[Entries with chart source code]
⁂
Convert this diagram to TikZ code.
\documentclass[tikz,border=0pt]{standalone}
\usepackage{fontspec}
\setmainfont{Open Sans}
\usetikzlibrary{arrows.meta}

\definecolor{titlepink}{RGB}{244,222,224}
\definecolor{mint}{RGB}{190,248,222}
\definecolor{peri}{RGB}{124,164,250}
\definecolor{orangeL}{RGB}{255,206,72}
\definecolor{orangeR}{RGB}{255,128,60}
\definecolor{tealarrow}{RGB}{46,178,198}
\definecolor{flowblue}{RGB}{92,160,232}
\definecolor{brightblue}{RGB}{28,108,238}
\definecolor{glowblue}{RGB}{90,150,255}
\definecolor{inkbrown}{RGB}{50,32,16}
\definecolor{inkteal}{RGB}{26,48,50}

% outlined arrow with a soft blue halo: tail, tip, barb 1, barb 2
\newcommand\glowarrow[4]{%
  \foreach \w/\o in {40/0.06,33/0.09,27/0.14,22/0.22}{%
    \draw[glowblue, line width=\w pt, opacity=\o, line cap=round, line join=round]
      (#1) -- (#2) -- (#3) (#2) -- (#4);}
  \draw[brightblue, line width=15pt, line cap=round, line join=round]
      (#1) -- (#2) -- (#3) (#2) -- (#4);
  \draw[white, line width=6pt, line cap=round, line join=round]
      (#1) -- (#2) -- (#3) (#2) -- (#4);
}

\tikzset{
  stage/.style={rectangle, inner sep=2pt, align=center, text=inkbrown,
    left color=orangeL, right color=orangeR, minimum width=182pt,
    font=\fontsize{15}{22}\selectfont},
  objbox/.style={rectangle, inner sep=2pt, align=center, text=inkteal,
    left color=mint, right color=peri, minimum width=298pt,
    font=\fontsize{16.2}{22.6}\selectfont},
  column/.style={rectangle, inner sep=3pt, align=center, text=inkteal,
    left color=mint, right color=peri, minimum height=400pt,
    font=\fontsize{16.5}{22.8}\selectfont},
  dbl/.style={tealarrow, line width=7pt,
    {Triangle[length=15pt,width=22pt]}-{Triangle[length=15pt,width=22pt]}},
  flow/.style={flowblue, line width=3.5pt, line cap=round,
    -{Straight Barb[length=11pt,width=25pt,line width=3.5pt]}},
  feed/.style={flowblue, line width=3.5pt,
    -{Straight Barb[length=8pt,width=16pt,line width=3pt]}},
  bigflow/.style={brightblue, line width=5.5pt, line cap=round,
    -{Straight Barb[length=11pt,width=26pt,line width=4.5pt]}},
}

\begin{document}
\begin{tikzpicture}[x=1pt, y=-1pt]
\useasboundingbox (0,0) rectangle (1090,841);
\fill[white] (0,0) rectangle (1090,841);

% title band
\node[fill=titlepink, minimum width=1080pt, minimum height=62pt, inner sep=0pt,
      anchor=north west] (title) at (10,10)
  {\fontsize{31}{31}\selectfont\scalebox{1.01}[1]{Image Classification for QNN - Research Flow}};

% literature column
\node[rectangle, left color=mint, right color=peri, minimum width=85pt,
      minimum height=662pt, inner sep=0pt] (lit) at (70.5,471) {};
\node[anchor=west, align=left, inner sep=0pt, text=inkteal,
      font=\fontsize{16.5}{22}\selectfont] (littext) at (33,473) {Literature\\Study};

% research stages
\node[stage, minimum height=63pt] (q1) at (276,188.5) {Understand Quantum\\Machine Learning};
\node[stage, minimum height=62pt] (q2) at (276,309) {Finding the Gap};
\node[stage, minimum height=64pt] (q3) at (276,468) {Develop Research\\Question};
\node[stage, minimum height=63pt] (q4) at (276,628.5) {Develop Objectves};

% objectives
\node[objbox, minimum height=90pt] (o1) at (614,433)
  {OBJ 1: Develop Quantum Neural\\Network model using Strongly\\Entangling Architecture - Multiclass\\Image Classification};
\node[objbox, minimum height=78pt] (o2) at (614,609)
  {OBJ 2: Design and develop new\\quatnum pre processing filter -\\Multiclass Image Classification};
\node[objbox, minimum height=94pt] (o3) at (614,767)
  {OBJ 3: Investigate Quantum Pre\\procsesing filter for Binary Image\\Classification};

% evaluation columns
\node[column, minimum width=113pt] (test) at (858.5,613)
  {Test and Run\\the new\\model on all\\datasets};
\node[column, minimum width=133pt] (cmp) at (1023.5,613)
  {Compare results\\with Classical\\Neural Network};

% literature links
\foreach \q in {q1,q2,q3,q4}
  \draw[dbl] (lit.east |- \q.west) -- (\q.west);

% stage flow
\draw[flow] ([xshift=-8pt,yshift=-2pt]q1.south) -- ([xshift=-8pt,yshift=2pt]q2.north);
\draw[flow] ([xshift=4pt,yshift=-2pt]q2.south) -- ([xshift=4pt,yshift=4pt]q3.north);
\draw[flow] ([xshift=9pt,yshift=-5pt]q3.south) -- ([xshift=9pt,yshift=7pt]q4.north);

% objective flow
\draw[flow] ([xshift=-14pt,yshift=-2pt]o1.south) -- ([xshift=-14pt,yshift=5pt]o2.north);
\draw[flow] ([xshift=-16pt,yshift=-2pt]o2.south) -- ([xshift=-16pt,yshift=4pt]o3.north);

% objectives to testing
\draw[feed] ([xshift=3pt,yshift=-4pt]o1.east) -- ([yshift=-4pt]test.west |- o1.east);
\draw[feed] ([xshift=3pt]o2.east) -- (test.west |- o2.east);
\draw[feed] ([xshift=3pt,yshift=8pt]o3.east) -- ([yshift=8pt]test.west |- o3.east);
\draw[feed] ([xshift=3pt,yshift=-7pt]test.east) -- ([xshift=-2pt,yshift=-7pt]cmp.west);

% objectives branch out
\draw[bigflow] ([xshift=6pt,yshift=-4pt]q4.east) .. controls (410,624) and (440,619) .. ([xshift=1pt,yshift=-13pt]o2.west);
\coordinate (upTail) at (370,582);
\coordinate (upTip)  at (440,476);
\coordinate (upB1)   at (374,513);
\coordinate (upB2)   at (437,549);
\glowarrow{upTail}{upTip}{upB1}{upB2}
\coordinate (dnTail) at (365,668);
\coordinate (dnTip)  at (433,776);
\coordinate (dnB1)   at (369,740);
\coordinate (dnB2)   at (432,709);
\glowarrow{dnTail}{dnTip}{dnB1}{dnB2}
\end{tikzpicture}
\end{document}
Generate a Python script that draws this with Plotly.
⁂
Problem to work on →
Return each line of the data exactly as written above.

Answer to this problem →
Convert this diagram to TikZ code.
\documentclass[tikz,border=0pt]{standalone}
\usepackage{fontspec}
\setmainfont{Open Sans}
\usetikzlibrary{arrows.meta}

\definecolor{titlepink}{RGB}{244,222,224}
\definecolor{mint}{RGB}{190,248,222}
\definecolor{peri}{RGB}{124,164,250}
\definecolor{orangeL}{RGB}{255,206,72}
\definecolor{orangeR}{RGB}{255,128,60}
\definecolor{tealarrow}{RGB}{46,178,198}
\definecolor{flowblue}{RGB}{92,160,232}
\definecolor{brightblue}{RGB}{28,108,238}
\definecolor{glowblue}{RGB}{90,150,255}
\definecolor{inkbrown}{RGB}{50,32,16}
\definecolor{inkteal}{RGB}{26,48,50}

% outlined arrow with a soft blue halo: tail, tip, barb 1, barb 2
\newcommand\glowarrow[4]{%
  \foreach \w/\o in {40/0.06,33/0.09,27/0.14,22/0.22}{%
    \draw[glowblue, line width=\w pt, opacity=\o, line cap=round, line join=round]
      (#1) -- (#2) -- (#3) (#2) -- (#4);}
  \draw[brightblue, line width=15pt, line cap=round, line join=round]
      (#1) -- (#2) -- (#3) (#2) -- (#4);
  \draw[white, line width=6pt, line cap=round, line join=round]
      (#1) -- (#2) -- (#3) (#2) -- (#4);
}

\tikzset{
  stage/.style={rectangle, inner sep=2pt, align=center, text=inkbrown,
    left color=orangeL, right color=orangeR, minimum width=182pt,
    font=\fontsize{15}{22}\selectfont},
  objbox/.style={rectangle, inner sep=2pt, align=center, text=inkteal,
    left color=mint, right color=peri, minimum width=298pt,
    font=\fontsize{16.2}{22.6}\selectfont},
  column/.style={rectangle, inner sep=3pt, align=center, text=inkteal,
    left color=mint, right color=peri, minimum height=400pt,
    font=\fontsize{16.5}{22.8}\selectfont},
  dbl/.style={tealarrow, line width=7pt,
    {Triangle[length=15pt,width=22pt]}-{Triangle[length=15pt,width=22pt]}},
  flow/.style={flowblue, line width=3.5pt, line cap=round,
    -{Straight Barb[length=11pt,width=25pt,line width=3.5pt]}},
  feed/.style={flowblue, line width=3.5pt,
    -{Straight Barb[length=8pt,width=16pt,line width=3pt]}},
  bigflow/.style={brightblue, line width=5.5pt, line cap=round,
    -{Straight Barb[length=11pt,width=26pt,line width=4.5pt]}},
}

\begin{document}
\begin{tikzpicture}[x=1pt, y=-1pt]
\useasboundingbox (0,0) rectangle (1090,841);
\fill[white] (0,0) rectangle (1090,841);

% title band
\node[fill=titlepink, minimum width=1080pt, minimum height=62pt, inner sep=0pt,
      anchor=north west] (title) at (10,10)
  {\fontsize{31}{31}\selectfont\scalebox{1.01}[1]{Image Classification for QNN - Research Flow}};

% literature column
\node[rectangle, left color=mint, right color=peri, minimum width=85pt,
      minimum height=662pt, inner sep=0pt] (lit) at (70.5,471) {};
\node[anchor=west, align=left, inner sep=0pt, text=inkteal,
      font=\fontsize{16.5}{22}\selectfont] (littext) at (33,473) {Literature\\Study};

% research stages
\node[stage, minimum height=63pt] (q1) at (276,188.5) {Understand Quantum\\Machine Learning};
\node[stage, minimum height=62pt] (q2) at (276,309) {Finding the Gap};
\node[stage, minimum height=64pt] (q3) at (276,468) {Develop Research\\Question};
\node[stage, minimum height=63pt] (q4) at (276,628.5) {Develop Objectves};

% objectives
\node[objbox, minimum height=90pt] (o1) at (614,433)
  {OBJ 1: Develop Quantum Neural\\Network model using Strongly\\Entangling Architecture - Multiclass\\Image Classification};
\node[objbox, minimum height=78pt] (o2) at (614,609)
  {OBJ 2: Design and develop new\\quatnum pre processing filter -\\Multiclass Image Classification};
\node[objbox, minimum height=94pt] (o3) at (614,767)
  {OBJ 3: Investigate Quantum Pre\\procsesing filter for Binary Image\\Classification};

% evaluation columns
\node[column, minimum width=113pt] (test) at (858.5,613)
  {Test and Run\\the new\\model on all\\datasets};
\node[column, minimum width=133pt] (cmp) at (1023.5,613)
  {Compare results\\with Classical\\Neural Network};

% literature links
\foreach \q in {q1,q2,q3,q4}
  \draw[dbl] (lit.east |- \q.west) -- (\q.west);

% stage flow
\draw[flow] ([xshift=-8pt,yshift=-2pt]q1.south) -- ([xshift=-8pt,yshift=2pt]q2.north);
\draw[flow] ([xshift=4pt,yshift=-2pt]q2.south) -- ([xshift=4pt,yshift=4pt]q3.north);
\draw[flow] ([xshift=9pt,yshift=-5pt]q3.south) -- ([xshift=9pt,yshift=7pt]q4.north);

% objective flow
\draw[flow] ([xshift=-14pt,yshift=-2pt]o1.south) -- ([xshift=-14pt,yshift=5pt]o2.north);
\draw[flow] ([xshift=-16pt,yshift=-2pt]o2.south) -- ([xshift=-16pt,yshift=4pt]o3.north);

% objectives to testing
\draw[feed] ([xshift=3pt,yshift=-4pt]o1.east) -- ([yshift=-4pt]test.west |- o1.east);
\draw[feed] ([xshift=3pt]o2.east) -- (test.west |- o2.east);
\draw[feed] ([xshift=3pt,yshift=8pt]o3.east) -- ([yshift=8pt]test.west |- o3.east);
\draw[feed] ([xshift=3pt,yshift=-7pt]test.east) -- ([xshift=-2pt,yshift=-7pt]cmp.west);

% objectives branch out
\draw[bigflow] ([xshift=6pt,yshift=-4pt]q4.east) .. controls (410,624) and (440,619) .. ([xshift=1pt,yshift=-13pt]o2.west);
\coordinate (upTail) at (370,582);
\coordinate (upTip)  at (440,476);
\coordinate (upB1)   at (374,513);
\coordinate (upB2)   at (437,549);
\glowarrow{upTail}{upTip}{upB1}{upB2}
\coordinate (dnTail) at (365,668);
\coordinate (dnTip)  at (433,776);
\coordinate (dnB1)   at (369,740);
\coordinate (dnB2)   at (432,709);
\glowarrow{dnTail}{dnTip}{dnB1}{dnB2}
\end{tikzpicture}
\end{document}
Generate a Python script that draws this with Plotly.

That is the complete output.